Es difícil renunciar. Y también es difícil no renunciar. ¿A qué? A un sueño, a una aspiración, a un amor, a un ideal, a un trabajo o a una idea del mundo, por ejemplo.
Instagram y las demás redes sociales bombardean con consignas disfrazadas de sabiduría diciendo cosas como “No renuncies a tus sueños”. Sin embargo, a veces viene bien renunciar a ellos para ver nuestra realidad y la del entorno, y no quedarnos empastados en un mundo onírico que nos secuestra y aísla de lo real, paralizándonos. ¿Renunciar a los sueños es entonces una claudicación, un acto de mediocridad, un fracaso?
No necesariamente. Forjamos nuestra vida en diálogo con lo que ella nos trae, pero si no estamos dispuestos a renunciar a algunas de nuestras pretensiones, más que soñadores somos caprichosos o totalitarios que consideramos que toda renuncia es una herida a nuestra identidad. Y los avatares de la vida —que existen sin pedirnos permiso— se transforman en algo que ofende nuestra aspiración, sumergiéndonos en una frustración insoportable. (…)
Honrar los valores, el norte de cualquier renuncia Los deseos genuinos se diferencian de los caprichos porque son inteligentes y se van amoldando a la realidad con la intención de ponerla a jugar para el propio equipo. No pretenden anular la realidad para imponérsele, sino que se vinculan con ella.
Muchos en este punto dirán que no siempre se trata de ideales, sino de valores. Coincido. Los valores son “entidades vivas”, como decía el filósofo Alejandro Rozitchner, y en ese punto habitan cualquier escenario, por complejo que sea.
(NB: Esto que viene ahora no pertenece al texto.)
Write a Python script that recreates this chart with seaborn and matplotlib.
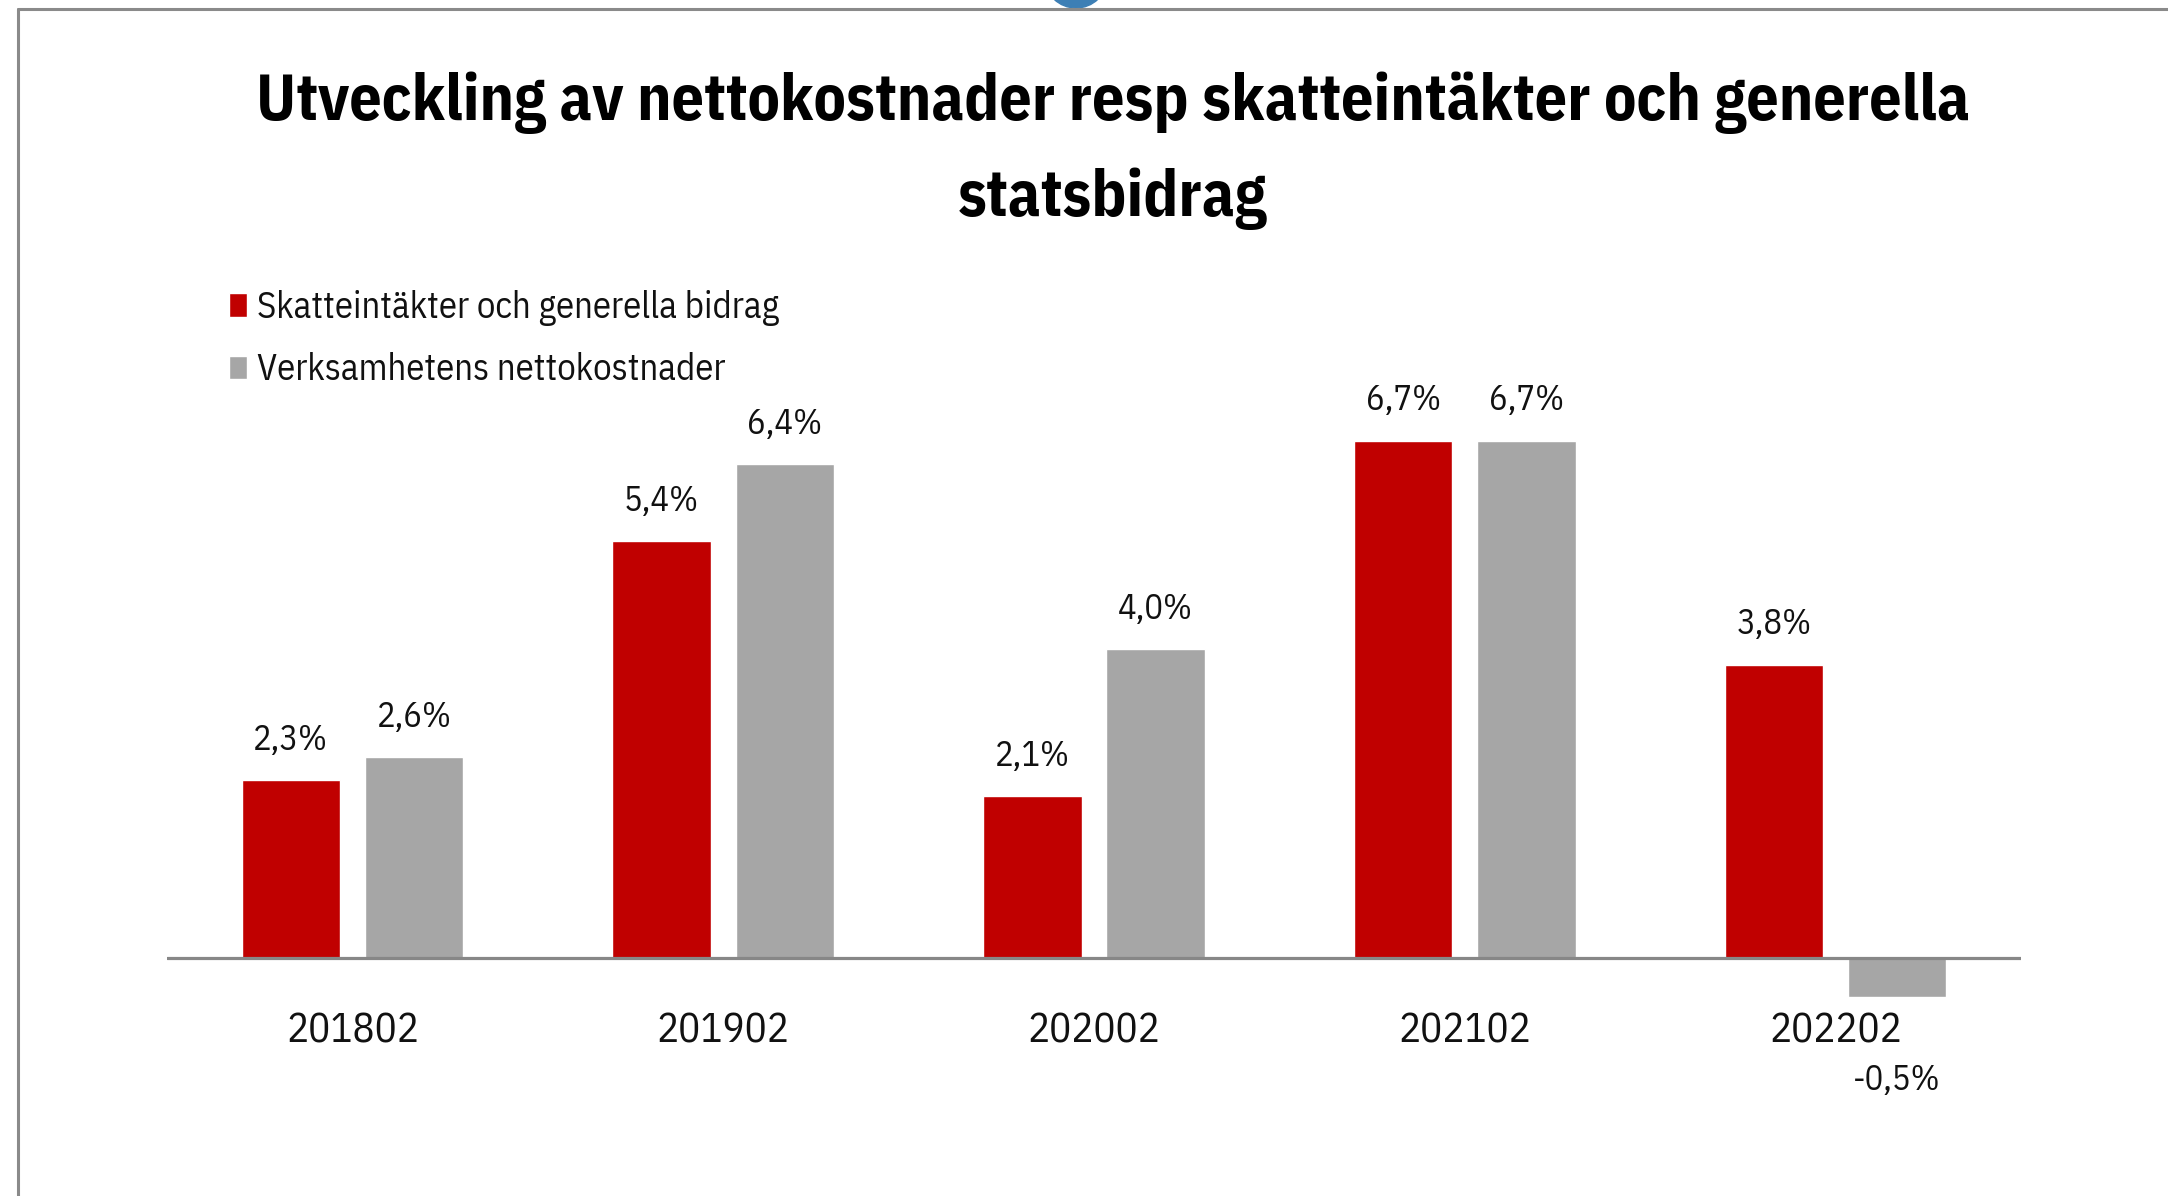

Si honramos los valores, como el amor y sus derivados —la lealtad, la honestidad, la valentía, y otros—, no temeremos renunciar a lo que haya que renunciar, porque sabemos que la verdad del amor se abrirá camino en cualquier escenario.
Hay renunciamientos que pueden doler, pero son realizados en función de un bien superior. Renunciar a tener los hijos cerca, facilitando que busquen un mejor destino laboral en el que se desarrollen y crezcan. Renunciar a abrigarnos con la única manta que tenemos, porque preferimos abrigar a un hijo con ella. Renunciar a una pareja a la que se quiere, para no sucumbir en algún laberinto tóxico que nos propone. Renunciar a ganar mucha plata, porque esa plata no viene acompañada de un trabajo que sintonice con nuestra forma de ser. Si no cultivamos la posibilidad de renunciar a ciertas pretensiones, nuestra calidad de vida se deteriorará de manera creciente. (…)
Pero la vida no está hecha para la biografía “perfecta”, sino para la plenitud. Y saber renunciar cuando es oportuno hacerlo, es parte de esa plenitud que surge no por haberlo hecho todo, sino por haber hecho lo que había que hacer, paso a paso, con humildad y sin codicia. Al final de cuentas, vivir sin tantas pretensiones de “lograrlo todo” es lo que hace que las cosas de la vida tengan esa liviandad grata, que no lo desea todo, sino que desea lo que hace bien.